10 SES 10 D, Reflections and Considerations from the Practice
A recent European policy document indicates that Initial Teacher Education (ITE) is an area where the foundations are laid for teachers’ capacity to adapt to changing contexts and circumstances (European Commission, 2015). It suggests that processes such as action research can be used in ITE to develop collaboration, reflection and inquiry. It also suggests that lesson study can be used by experienced teachers as part of their Continuing Professional Development (CPD). The use of action research as a development strategy for pre-service teachers is not a new one.

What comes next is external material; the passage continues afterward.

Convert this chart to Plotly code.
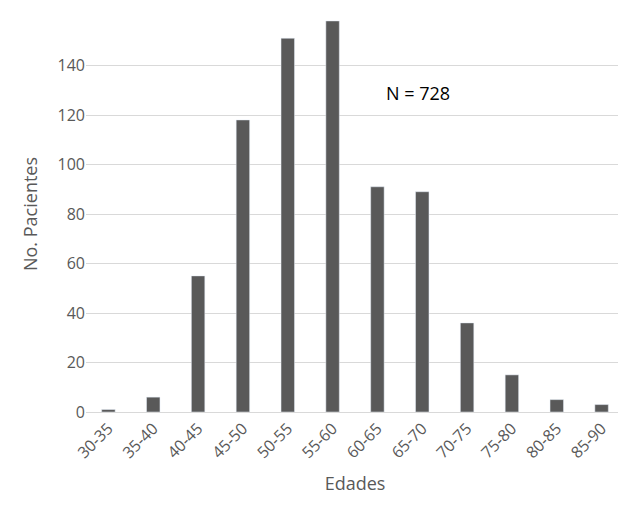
import plotly.graph_objects as go

edades = ["30-35", "35-40", "40-45", "45-50", "50-55", "55-60",
          "60-65", "65-70", "70-75", "75-80", "80-85", "85-90"]
pacientes = [1, 6, 55, 118, 151, 158, 91, 89, 36, 15, 5, 3]

fig = go.Figure(go.Bar(x=edades, y=pacientes, marker_color="#595959"))

fig.add_annotation(text="N = 728", x=0.68, y=0.84, xref="paper", yref="paper",
                   showarrow=False, font=dict(size=18, color="black"))

fig.update_layout(
    width=626, height=512,
    margin=dict(l=78, r=10, t=8, b=108),
    plot_bgcolor="white", paper_bgcolor="white",
    font=dict(family="Open Sans, Liberation Sans, sans-serif", color="#595959", size=15),
    bargap=0.7,
    showlegend=False,
    xaxis=dict(title=dict(text="Edades", font=dict(size=18)), tickangle=-45,
               showline=True, linecolor="#d9d9d9", ticks="", tickfont=dict(size=16)),
    yaxis=dict(title=dict(text="No. Pacientes", font=dict(size=18)), range=[0, 160],
               dtick=20, gridcolor="#d9d9d9", zeroline=False, tickfont=dict(size=16)),
)

fig.write_html("out.html")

Strategies have also been developed to further prompt pre-service teachers to reflect critically on their “personal theories” (Bullough and Gitlin, 1995) and to think about “who they are as teachers and students” (Cochran-Smith and Lytle, 1999, 283). This involves refining critical skills through systematic, autonomous and collaborative engagement in teacher led research. Toom et al (2010, 333) stress the need for “reflective teachers who are capable of using research in their teaching … able to base their pedagogical decision-making on a theoretical foundation.”
This paper describes the results of pre-service teachers’ research into their pedagogic practices through engagement in action research and lesson study projects. These activities are required components of a two-year postgraduate initial teacher education programme in a university in Ireland. In year 1, each pre-service teacher is tasked to individually identify a pedagogical dilemma, to undertake detailed Reconnaissance from which they plan and implement a course of action. The process and significant outcomes are presented in a research report which is formally assessed and accredited. In addition to the report, the pre-service teachers are asked to address the following three questions:
- What is your self-identified pedagogical problem?
- What assumptions about teaching and learning were challenged during your engagement with this project?
- What were the pedagogic benefits and challenges for you in conducting this research?
In year 2, the same pre-service teachers undertake Lesson Study in self-selected, cross-curricular groups. They are tasked to work together to identify an overarching, shared pedagogic goal common to all. Each group sets about researching, planning, teaching and critiquing (in evidenced ways) a number of study lessons (iteratively linked) based on the agreed pedagogic dilemma. The process and significant outcomes are presented in a public poster event which charts key points of learning. Posters are neither formally assessed nor accredited.
The frame for this research combines Schon’s (1983:40) concept of problem setting as “a process in which, interactively, we name the things to which we will attend and frame the context in which we will attend to them” with Loughran’s (2002:35) view that “a problem is unlikely to be acted on if it is not viewed as a problem” and Brookfield’s (1995) assertion that we should engage in hunting the assumptions that underpin our practice.
Brookfield, S. D. (1995). Becoming a Critically Reflective Teacher. San Francisco: Jossey Bass. Bullough, R. V., & Gitlin, A. D. (1995). Becoming a student of teaching: Methodologies for exploring self and school context. New Yprk: Garland Pub. Cochran-Smith, M & Lytle, S. (1999). Relationships of Knowledge and Practice: Teacher Learning in Communities Review of Research in Education, 24: 249-305 European Commission. ET2020 Working Group on Schools Policy. (2015). Shaping career-long perspectives on teaching: a guide on policies to improve initial teacher education. Loughran, J.J. (2002). Effective Reflective Practice : In Search of Meaning in Learning about Teaching Journal of Teacher Education 53: 33-43 Schön, D, (1983). The Reflective Practitioner: How professionals think in action London: Temple Smith. Toom, A., Kynäslahti, H., Krokfors, L., Jyrhämä, R., Byman, R., Stenberg, K., Maaranen, K. & Kansanen, P. (2010). Experiences of a Research‐based Approach to Teacher Education: suggestions for future policies. European Journal of Education, 45(2), 331-344.